> **RAW DATA**
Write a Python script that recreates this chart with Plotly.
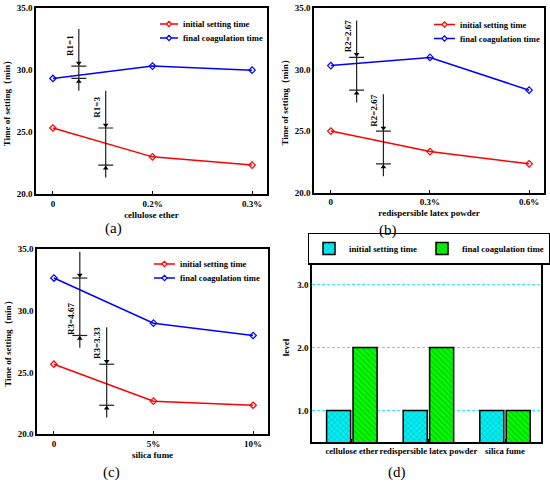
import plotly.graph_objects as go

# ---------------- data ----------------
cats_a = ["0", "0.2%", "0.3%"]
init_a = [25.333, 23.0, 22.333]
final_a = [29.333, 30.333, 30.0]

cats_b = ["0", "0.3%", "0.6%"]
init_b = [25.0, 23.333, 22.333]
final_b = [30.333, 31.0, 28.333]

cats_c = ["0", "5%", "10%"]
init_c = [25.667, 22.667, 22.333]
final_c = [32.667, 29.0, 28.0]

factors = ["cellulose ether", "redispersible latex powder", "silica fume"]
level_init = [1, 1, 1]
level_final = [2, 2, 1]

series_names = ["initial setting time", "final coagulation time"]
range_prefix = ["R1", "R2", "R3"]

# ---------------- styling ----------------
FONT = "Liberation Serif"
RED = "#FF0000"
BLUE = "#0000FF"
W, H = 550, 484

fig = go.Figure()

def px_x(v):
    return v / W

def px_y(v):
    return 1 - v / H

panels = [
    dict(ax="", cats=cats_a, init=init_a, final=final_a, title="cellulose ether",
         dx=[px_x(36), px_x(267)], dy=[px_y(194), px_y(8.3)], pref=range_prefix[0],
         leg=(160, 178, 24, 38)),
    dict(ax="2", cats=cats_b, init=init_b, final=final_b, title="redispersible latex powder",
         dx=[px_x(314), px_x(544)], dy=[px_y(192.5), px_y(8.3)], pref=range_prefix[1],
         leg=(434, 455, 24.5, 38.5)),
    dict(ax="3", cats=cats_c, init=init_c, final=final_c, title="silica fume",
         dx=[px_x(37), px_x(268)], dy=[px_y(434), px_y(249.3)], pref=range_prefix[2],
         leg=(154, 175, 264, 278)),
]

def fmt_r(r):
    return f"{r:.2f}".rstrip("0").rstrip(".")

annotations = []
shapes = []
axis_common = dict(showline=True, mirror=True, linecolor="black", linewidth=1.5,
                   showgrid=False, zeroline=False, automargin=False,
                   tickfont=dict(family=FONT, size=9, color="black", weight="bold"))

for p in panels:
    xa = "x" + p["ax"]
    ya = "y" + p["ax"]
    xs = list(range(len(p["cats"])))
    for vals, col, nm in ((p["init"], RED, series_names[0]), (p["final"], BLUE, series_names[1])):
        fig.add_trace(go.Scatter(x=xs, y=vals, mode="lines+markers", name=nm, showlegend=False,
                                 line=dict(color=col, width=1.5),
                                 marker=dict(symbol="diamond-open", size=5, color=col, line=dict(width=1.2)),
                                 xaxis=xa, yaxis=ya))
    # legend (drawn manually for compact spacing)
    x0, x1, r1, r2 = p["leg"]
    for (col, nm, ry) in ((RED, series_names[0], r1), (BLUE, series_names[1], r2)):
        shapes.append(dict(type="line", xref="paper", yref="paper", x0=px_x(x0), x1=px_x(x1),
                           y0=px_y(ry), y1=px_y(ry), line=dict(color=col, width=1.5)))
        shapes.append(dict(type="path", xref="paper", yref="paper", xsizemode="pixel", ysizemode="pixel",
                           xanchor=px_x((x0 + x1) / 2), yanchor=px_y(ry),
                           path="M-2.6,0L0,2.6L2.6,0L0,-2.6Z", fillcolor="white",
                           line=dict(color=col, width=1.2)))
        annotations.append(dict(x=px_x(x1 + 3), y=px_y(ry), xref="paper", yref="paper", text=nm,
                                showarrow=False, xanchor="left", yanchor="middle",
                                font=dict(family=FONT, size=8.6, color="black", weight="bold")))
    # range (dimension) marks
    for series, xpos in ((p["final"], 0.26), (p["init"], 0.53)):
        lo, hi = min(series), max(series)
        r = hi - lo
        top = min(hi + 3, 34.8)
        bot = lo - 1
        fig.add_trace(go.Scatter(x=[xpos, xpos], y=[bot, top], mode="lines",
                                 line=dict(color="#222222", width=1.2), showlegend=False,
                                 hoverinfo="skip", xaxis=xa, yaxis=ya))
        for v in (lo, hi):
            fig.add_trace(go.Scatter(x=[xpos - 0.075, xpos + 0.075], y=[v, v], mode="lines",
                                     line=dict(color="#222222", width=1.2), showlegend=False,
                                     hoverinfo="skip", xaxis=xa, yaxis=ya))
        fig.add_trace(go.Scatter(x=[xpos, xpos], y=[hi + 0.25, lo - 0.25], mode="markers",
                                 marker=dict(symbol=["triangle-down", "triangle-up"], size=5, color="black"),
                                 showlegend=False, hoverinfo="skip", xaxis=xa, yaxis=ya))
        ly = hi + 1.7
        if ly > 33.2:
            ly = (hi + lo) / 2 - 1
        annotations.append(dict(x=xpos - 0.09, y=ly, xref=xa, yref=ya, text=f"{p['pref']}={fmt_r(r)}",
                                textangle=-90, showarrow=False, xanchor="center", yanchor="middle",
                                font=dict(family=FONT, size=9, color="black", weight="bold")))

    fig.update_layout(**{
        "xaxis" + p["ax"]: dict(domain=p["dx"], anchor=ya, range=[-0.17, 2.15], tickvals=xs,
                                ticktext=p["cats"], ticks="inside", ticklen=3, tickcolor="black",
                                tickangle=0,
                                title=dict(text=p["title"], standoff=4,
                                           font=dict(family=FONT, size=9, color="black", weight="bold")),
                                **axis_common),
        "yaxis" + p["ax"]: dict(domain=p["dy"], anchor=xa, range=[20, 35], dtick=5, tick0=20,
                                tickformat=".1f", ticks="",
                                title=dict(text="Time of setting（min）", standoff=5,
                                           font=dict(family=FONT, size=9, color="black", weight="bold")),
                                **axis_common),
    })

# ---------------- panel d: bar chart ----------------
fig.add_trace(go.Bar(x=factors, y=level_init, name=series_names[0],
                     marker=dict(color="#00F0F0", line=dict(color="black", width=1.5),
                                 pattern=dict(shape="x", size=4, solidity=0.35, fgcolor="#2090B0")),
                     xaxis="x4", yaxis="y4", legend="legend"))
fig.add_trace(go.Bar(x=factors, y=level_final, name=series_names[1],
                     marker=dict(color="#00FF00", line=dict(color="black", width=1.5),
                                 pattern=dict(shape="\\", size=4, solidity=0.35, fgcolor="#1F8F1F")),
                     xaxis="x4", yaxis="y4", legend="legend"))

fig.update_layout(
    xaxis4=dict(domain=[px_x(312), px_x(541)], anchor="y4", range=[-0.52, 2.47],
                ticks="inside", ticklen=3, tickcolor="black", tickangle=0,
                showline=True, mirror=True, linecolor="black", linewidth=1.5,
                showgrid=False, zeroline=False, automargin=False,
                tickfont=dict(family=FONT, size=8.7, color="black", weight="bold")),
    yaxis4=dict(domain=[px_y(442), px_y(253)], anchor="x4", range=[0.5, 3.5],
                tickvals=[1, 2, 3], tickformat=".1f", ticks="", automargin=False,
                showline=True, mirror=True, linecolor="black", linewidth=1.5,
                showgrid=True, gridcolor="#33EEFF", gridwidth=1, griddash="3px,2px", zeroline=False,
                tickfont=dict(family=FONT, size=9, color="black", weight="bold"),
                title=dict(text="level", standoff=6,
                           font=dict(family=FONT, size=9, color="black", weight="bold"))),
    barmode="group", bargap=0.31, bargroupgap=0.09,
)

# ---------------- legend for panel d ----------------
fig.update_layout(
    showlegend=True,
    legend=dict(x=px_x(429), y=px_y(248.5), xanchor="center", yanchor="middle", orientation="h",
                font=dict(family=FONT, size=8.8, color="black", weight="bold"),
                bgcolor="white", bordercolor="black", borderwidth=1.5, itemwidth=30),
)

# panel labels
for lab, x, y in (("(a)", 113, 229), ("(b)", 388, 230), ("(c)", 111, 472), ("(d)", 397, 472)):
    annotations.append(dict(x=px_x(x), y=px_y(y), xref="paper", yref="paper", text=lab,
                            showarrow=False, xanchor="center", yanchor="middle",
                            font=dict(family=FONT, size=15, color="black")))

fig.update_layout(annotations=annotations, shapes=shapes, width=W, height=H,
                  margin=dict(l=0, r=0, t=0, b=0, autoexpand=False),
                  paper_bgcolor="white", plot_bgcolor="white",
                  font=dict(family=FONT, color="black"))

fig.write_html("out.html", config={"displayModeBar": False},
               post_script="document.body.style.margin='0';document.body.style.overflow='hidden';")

==

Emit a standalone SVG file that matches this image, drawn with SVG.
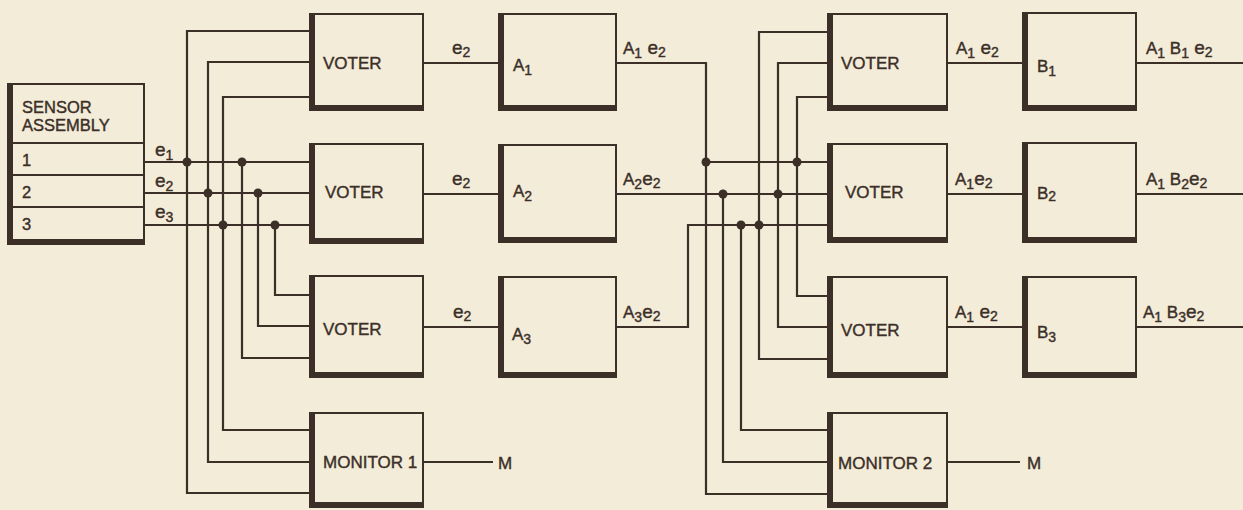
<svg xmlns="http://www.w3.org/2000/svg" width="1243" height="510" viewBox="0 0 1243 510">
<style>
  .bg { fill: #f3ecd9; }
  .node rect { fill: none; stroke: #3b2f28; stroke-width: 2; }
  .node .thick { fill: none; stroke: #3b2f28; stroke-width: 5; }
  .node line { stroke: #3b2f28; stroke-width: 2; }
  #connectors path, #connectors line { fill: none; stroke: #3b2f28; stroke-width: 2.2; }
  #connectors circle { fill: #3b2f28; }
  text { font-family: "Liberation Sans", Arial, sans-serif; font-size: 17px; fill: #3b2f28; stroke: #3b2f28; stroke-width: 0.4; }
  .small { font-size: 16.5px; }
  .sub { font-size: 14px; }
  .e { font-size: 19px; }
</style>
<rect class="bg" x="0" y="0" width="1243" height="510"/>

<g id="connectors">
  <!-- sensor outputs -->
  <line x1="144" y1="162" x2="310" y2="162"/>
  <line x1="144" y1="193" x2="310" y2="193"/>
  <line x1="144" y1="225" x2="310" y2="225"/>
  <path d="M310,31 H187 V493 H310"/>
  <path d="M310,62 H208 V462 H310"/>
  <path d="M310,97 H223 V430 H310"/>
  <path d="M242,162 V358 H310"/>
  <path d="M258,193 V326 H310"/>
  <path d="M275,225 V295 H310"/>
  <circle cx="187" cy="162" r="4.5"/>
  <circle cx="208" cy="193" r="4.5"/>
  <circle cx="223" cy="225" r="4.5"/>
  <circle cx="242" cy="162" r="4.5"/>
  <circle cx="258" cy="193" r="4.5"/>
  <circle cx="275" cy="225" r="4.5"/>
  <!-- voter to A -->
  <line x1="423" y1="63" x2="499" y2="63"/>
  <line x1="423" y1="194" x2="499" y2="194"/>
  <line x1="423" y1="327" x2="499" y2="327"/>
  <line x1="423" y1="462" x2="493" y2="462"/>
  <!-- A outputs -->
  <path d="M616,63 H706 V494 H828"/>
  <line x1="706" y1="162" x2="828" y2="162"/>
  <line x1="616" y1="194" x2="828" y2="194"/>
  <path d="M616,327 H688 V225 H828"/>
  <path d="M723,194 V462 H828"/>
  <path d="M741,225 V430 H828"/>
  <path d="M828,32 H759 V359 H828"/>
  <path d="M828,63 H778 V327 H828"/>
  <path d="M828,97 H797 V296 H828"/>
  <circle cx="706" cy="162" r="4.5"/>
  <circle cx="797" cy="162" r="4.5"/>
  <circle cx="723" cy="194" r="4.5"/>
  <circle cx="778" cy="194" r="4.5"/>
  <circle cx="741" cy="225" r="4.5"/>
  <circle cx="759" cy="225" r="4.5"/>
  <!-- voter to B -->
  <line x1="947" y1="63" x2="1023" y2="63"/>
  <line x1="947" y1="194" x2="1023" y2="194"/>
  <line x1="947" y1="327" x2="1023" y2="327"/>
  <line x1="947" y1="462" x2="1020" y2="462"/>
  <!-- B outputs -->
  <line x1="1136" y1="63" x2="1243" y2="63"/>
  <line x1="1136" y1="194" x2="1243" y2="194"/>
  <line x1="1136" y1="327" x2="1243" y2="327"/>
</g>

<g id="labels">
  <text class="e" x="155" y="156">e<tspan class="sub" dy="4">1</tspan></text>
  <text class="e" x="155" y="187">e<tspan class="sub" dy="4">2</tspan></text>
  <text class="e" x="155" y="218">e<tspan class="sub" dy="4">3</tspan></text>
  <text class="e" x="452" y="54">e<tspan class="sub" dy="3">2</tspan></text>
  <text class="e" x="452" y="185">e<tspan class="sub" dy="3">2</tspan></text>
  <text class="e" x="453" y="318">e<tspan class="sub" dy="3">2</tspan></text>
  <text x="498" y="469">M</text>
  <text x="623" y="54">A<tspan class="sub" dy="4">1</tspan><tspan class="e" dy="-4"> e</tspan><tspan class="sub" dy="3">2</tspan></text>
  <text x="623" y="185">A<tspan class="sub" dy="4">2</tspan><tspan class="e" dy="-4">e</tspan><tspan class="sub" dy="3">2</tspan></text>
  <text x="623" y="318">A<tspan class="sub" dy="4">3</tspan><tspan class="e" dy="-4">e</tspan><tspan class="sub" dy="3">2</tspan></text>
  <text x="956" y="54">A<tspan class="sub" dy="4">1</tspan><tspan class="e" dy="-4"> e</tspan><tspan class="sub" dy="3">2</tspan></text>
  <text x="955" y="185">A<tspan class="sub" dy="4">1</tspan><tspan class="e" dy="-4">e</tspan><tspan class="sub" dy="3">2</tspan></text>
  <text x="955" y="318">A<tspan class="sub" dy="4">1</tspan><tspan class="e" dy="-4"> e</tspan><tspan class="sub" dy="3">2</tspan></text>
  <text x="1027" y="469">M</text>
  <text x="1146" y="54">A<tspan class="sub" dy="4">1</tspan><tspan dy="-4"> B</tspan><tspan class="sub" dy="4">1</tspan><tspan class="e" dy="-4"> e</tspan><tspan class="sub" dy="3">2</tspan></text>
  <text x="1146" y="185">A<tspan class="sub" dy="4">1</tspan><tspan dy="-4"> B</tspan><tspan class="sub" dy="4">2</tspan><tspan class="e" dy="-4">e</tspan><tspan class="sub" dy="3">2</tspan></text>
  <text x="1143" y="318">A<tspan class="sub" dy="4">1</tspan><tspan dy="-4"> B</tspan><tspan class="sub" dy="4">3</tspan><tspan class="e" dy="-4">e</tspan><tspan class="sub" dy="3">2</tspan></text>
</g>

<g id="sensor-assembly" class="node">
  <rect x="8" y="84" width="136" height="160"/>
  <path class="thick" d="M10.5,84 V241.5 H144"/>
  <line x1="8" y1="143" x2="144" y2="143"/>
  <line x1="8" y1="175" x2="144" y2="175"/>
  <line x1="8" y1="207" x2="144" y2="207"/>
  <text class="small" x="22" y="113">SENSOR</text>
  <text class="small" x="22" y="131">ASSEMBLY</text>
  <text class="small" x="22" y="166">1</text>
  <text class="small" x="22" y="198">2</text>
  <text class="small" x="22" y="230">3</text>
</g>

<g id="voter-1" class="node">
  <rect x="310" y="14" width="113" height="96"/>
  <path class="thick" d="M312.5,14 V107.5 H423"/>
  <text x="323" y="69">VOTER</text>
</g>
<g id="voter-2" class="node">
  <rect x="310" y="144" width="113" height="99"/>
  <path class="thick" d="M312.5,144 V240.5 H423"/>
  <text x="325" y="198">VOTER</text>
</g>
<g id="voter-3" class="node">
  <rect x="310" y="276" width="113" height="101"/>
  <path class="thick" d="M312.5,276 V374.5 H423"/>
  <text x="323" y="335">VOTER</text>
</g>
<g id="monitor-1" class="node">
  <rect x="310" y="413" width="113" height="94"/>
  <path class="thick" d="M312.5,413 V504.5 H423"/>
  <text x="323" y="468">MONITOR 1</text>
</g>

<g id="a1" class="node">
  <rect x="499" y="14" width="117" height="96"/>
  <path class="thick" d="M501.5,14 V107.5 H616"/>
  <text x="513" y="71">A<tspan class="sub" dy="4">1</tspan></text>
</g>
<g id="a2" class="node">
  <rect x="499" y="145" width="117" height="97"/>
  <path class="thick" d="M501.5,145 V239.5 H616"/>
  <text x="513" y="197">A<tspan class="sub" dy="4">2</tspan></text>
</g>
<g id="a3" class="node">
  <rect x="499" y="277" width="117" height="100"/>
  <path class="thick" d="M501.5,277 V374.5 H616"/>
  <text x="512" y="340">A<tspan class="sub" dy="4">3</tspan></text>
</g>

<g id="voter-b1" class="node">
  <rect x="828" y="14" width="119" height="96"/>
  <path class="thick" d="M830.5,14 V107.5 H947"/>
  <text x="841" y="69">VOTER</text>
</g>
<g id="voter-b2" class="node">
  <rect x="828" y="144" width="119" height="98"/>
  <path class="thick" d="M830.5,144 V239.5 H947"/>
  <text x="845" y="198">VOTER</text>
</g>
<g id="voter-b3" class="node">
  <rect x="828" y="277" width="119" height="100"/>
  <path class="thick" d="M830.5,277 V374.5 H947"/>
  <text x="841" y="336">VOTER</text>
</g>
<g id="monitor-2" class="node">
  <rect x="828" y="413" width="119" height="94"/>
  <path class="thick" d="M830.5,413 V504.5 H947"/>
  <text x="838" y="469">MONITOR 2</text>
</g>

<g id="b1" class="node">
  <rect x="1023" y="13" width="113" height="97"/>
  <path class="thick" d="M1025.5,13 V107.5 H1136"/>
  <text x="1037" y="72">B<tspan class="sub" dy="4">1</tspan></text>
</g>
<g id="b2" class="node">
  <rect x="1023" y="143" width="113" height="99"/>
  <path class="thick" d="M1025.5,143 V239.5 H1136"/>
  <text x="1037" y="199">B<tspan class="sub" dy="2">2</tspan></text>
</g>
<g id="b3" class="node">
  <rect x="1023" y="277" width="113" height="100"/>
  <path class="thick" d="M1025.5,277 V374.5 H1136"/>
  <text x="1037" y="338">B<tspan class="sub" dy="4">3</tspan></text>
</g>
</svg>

> **PROBLEM REQUIREMENTS**
Skip all pictures. Output only the lines from the one containing "Write a Python" to the one containing "final_b = [30.333, 31.0, 28.333]", both lines included.

> **RESPONSE TO THIS TASK**
Write a Python script that recreates this chart with Plotly.
import plotly.graph_objects as go

# ---------------- data ----------------
cats_a = ["0", "0.2%", "0.3%"]
init_a = [25.333, 23.0, 22.333]
final_a = [29.333, 30.333, 30.0]

cats_b = ["0", "0.3%", "0.6%"]
init_b = [25.0, 23.333, 22.333]
final_b = [30.333, 31.0, 28.333]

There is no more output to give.